(begin)

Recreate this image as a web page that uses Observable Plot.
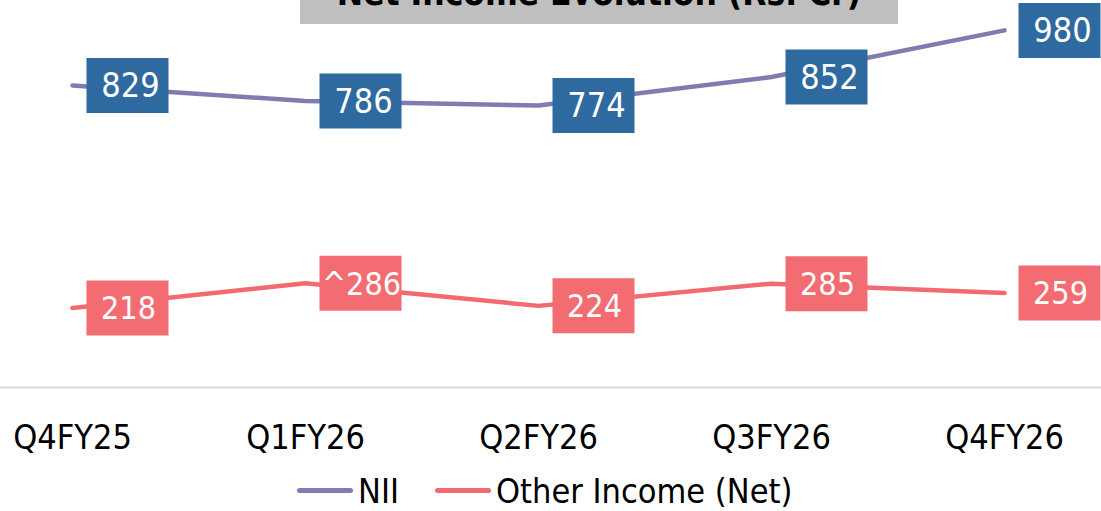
<!DOCTYPE html>
<html>
<head>
<meta charset="utf-8">
<script src="https://cdn.jsdelivr.net/npm/d3@7"></script>
<script src="https://cdn.jsdelivr.net/npm/@observablehq/plot@0.6"></script>
<style>
  html, body { margin: 0; padding: 0; background: #fff; overflow: hidden; }
  body { width: 1101px; height: 511px; position: relative; font-family: "Liberation Sans Narrow", "DejaVu Sans Condensed", sans-serif; }
  #title { position: absolute; left: 300px; top: 0; width: 598px; height: 24px; background: #bfbfbf; overflow: hidden; }
  #title span { position: absolute; left: 0; right: 0; text-align: center; bottom: 13px; line-height: 1; font-weight: bold; font-size: 35px; color: #000; white-space: nowrap; }
  #legend { position: absolute; left: 0; top: 470px; height: 41px; width: 1101px; }
  .item { position: absolute; top: 0; height: 41px; display: flex; align-items: center; font-size: 34px; color: #000; }
  .sw { display: inline-block; width: 56px; height: 5px; border-radius: 3px; margin-right: 5px; }
</style>
</head>
<body>
<div id="chart"></div>
<div id="title"><span>Net Income Evolution (Rs. Cr)</span></div>
<div id="legend">
  <div class="item" style="left:297px"><span class="sw" style="background:#7f7db0"></span>NII</div>
  <div class="item" style="left:435px"><span class="sw" style="background:#f26a6f"></span>Other Income (Net)</div>
</div>
<script>
const quarters = ["Q4FY25", "Q1FY26", "Q2FY26", "Q3FY26", "Q4FY26"];
const nii = [829, 786, 774, 852, 980];
const niiLabels = ["829", "786", "774", "852", "980"];
const otherIncome = [218, 286, 224, 285, 259];
const otherLabels = ["218", "^286", "224", "285", "259"];

const niiColor = "#7f7db0";
const niiBox = "#2e6a9f";
const otherColor = "#f26a6f";
const otherBox = "#f26c71";

const niiData = quarters.map((q, i) => ({q, v: nii[i], label: niiLabels[i]}));
const otherData = quarters.map((q, i) => ({q, v: otherIncome[i], label: otherLabels[i]}));

const box = { draw(ctx) { ctx.rect(-41, -27.5, 82, 55); } };

const chart = Plot.plot({
  width: 1101,
  height: 470,
  marginLeft: 0,
  marginRight: 0,
  marginTop: 0,
  marginBottom: 83,
  style: { fontFamily: '"Liberation Sans Narrow", "DejaVu Sans Condensed", sans-serif', fontSize: "34px", color: "#000", background: "transparent", overflow: "visible" },
  x: { type: "point", domain: quarters, range: [70, 1005], padding: 0, label: null },
  y: { domain: [0, 1062], axis: null },
  marks: [
    Plot.ruleY([0], { stroke: "#d9d9d9", strokeWidth: 2 }),
    Plot.axisX({ tickSize: 0, tickPadding: 37, fontSize: 34, fill: "#000", label: null }),
    Plot.line(niiData, { x: "q", y: "v", stroke: niiColor, strokeWidth: 4.5, strokeLinecap: "round" }),
    Plot.line(otherData, { x: "q", y: "v", stroke: otherColor, strokeWidth: 4.5, strokeLinecap: "round" }),
    Plot.dot(niiData, { x: "q", y: "v", dx: 55, r: 10, symbol: box, fill: niiBox, stroke: null }),
    Plot.dot(otherData, { x: "q", y: "v", dx: 55, r: 10, symbol: box, fill: otherBox, stroke: null }),
    Plot.text(niiData, { x: "q", y: "v", text: "label", dx: 58, dy: 1, fill: "white", fontSize: 34 }),
    Plot.text(otherData, { x: "q", y: "v", text: "label", dx: 56, dy: 1, fill: "white", fontSize: 32 })
  ]
});
document.getElementById("chart").appendChild(chart);
</script>
</body>
</html>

(end)

(WRITTEN PROBLEM):
Repeat, exactly and in full, each line from the start of the data to the line that contains "-27.5, 82, 55);". Pictures do not go in.

(FINAL RESULT):
Recreate this image as a web page that uses Observable Plot.
<!DOCTYPE html>
<html>
<head>
<meta charset="utf-8">
<script src="https://cdn.jsdelivr.net/npm/d3@7"></script>
<script src="https://cdn.jsdelivr.net/npm/@observablehq/plot@0.6"></script>
<style>
  html, body { margin: 0; padding: 0; background: #fff; overflow: hidden; }
  body { width: 1101px; height: 511px; position: relative; font-family: "Liberation Sans Narrow", "DejaVu Sans Condensed", sans-serif; }
  #title { position: absolute; left: 300px; top: 0; width: 598px; height: 24px; background: #bfbfbf; overflow: hidden; }
  #title span { position: absolute; left: 0; right: 0; text-align: center; bottom: 13px; line-height: 1; font-weight: bold; font-size: 35px; color: #000; white-space: nowrap; }
  #legend { position: absolute; left: 0; top: 470px; height: 41px; width: 1101px; }
  .item { position: absolute; top: 0; height: 41px; display: flex; align-items: center; font-size: 34px; color: #000; }
  .sw { display: inline-block; width: 56px; height: 5px; border-radius: 3px; margin-right: 5px; }
</style>
</head>
<body>
<div id="chart"></div>
<div id="title"><span>Net Income Evolution (Rs. Cr)</span></div>
<div id="legend">
  <div class="item" style="left:297px"><span class="sw" style="background:#7f7db0"></span>NII</div>
  <div class="item" style="left:435px"><span class="sw" style="background:#f26a6f"></span>Other Income (Net)</div>
</div>
<script>
const quarters = ["Q4FY25", "Q1FY26", "Q2FY26", "Q3FY26", "Q4FY26"];
const nii = [829, 786, 774, 852, 980];
const niiLabels = ["829", "786", "774", "852", "980"];
const otherIncome = [218, 286, 224, 285, 259];
const otherLabels = ["218", "^286", "224", "285", "259"];

const niiColor = "#7f7db0";
const niiBox = "#2e6a9f";
const otherColor = "#f26a6f";
const otherBox = "#f26c71";

const niiData = quarters.map((q, i) => ({q, v: nii[i], label: niiLabels[i]}));
const otherData = quarters.map((q, i) => ({q, v: otherIncome[i], label: otherLabels[i]}));

const box = { draw(ctx) { ctx.rect(-41, -27.5, 82, 55); } };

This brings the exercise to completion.